Assessing the physical nature of near-Earth asteroids through their dynamical histories (1405.1448v1)

Abstract: We analyze a sample of 139 near-Earth asteroids (NEAs), defined as those that reach perihelion distances $q < 1.3$ au, and that also fulfill the conditions of approaching or crossing Jupiter's orbit (aphelion distances $Q > 4.8$ au), having Tisserand parameters $2 < T < 3$ and orbital periods $P < 20$ yr. In order to compare the dynamics, we also analyze a sample of 42 Jupiter family comets (JFCs) in near-Earth orbits, i.e. with $q < 1.3$ au. We integrated the orbits of these two samples for $10^4$ yr in the past and in the future. We find that the great majority of the NEAs move on stable orbits during the considered period, and that a large proportion of them are in one of the main mean motion resonances with Jupiter, in particular the 2:1. We find a strong coupling between the perihelion distance and the inclination in the motion of most NEAs, due to Kozai mechanism, that generates many sungrazers. On the other hand, most JFCs are found to move on very unstable orbits, showing large variations in their perihelion distances in the last few $10^2 - 10^3$ yr, which suggests a rather recent capture in their current near-Earth orbits.
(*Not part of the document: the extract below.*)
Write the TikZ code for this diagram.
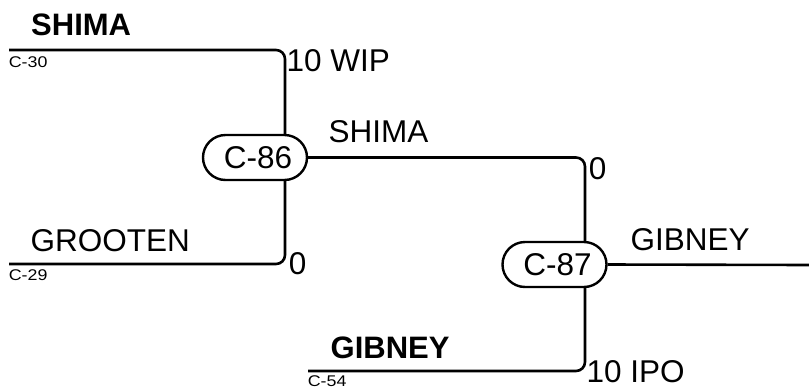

Even though most NEAs of our sample move in typical 'asteroidal' orbits, we detect a small group of NEAs whose orbits are highly unstable, resembling those of the JFCs. These are: 1997 SE5, 2000 DN1, 2001 XQ, 2002 GJ8, 2002 RN38, 2003 CC11, 2003 WY25, 2009 CR2, and 2011 OL51. These objects might be inactive comets, and indeed 2003 WY25 has been associated with comet Blanpain, and it is now designed as comet 289P/Blanpain. Under the assumption that these objects are inactive comets, we can set an upper limit of $\sim 0.17$ to the fraction of NEAs with $Q > 4.8$ au of cometary origin, but it could be even lower if the NEAs in unstable orbits listed before turn out to be {\it bona fide} asteroids from the main belt.